Introduction to the Object Oriented Design Trail

Jakob Jenkov
Last update: 2014-05-26

Designing object oriented systems using techniques like polymorphism, design patterns, inversion of control etc., isn't always as easy as the buzz in the media at times make it seem. As many developers have experienced, used wrongly the various techniques can turn your application into an unmaintainable monster. A monster that is better off being put down, than kept alive and tortured by the next developer to cross its path. I have come across a few of these monsters in my time as a developer.

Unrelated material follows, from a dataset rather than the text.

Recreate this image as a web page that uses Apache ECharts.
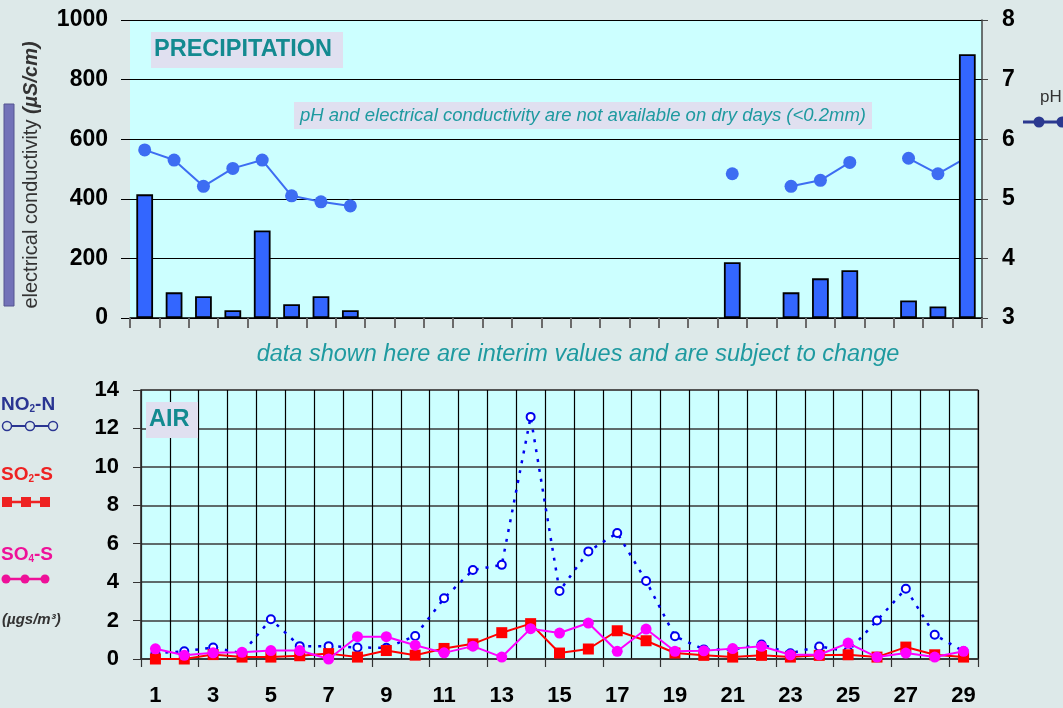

Learning the OOP techniques is the easy part. Knowing when to use which technique is a lot harder. A situation emphasized by the explosion the last couple of years of design patterns, best practices, new tools and techniques like IoC containers, code generators, ORM's and AOP. It seems everybody has an opinion on how to do things best. I can't deny people their personal design preferences, but personally I believe that the best design for a system depends on what your design is trying to achieve. How well does the design meet it's goals? Perhaps a different, perhaps simpler design would get closer to the same goals? It is with these questions in mind that we should judge the design alternatives at hand.

This trail on object oriented design will try dig deeper into what you can do with OOD and why. For instance, where do the design patterns come from? Where do the refactoring techniques come from? Why should you use a certain design pattern? Why should you refactor? What can you do with Inversion of Control? It is questions like these this trail is concerned about.